Neil Farren, a Eurovision commentator live-blogging contest preparations in Tel Aviv, said the visibly heightened security and briefings on air raid sirens and bomb shelters likely rattled some contenders, who have so far remained tight-lipped about the political situation.
During a testy press conference last week, an Israeli moderator cut off a reporter who tried to ask performers about their fears of Palestinian rocket attacks, insisting business would continue as usual.
A promotional musical video released Friday by the contest’s Israeli television hosts tried to tackle the challenges head-on, poking fun at the country’s stereotypes as a land of war and occupation, religious tensions and exorbitant prices.
But critics say the tongue-and-cheek video went too far, promoting anti-Semitic tropes and glossing over the conflict with the Palestinians. At one point, the host refers to the country’s “lovely beaches,” but the English subtitles say “lovely bitches.” It was not immediately clear whether it was an error or an attempt to make fun of his accent.

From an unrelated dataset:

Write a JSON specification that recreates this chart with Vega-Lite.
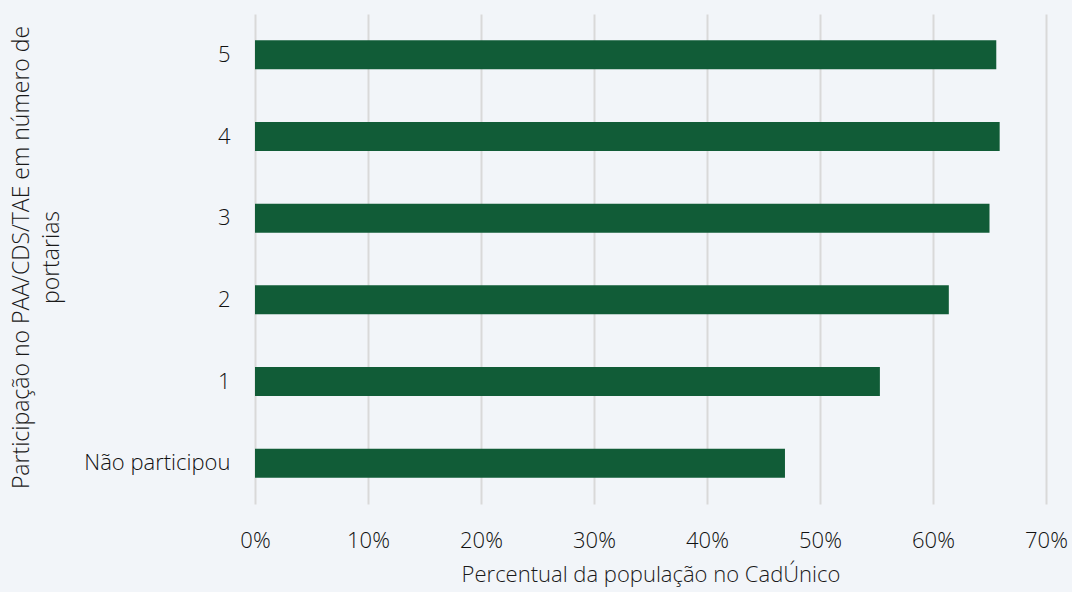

The songfest has weathered storms of controversy before, said O’Connor, the Eurovision historian.
When Azerbaijan hosted in 2012, mass protests against government repression erupted at the event. Russia faced boycott calls over its anti-gay laws 10 years ago. Northern Ireland hosted at the height of its violent sectarian violence. Former Soviet republics often try to skirt the contest’s ban on politics through veiled jabs at Russia in their tunes.
Despite the shadows hanging over Israel’s festivities, preparations are moving forward, with rival nations rehearsing their pop acts and Madonna confirming her appearance in defiance of BDS pressure.
“This year,” said O’Connor, “it sounds like it will be very Israeli.”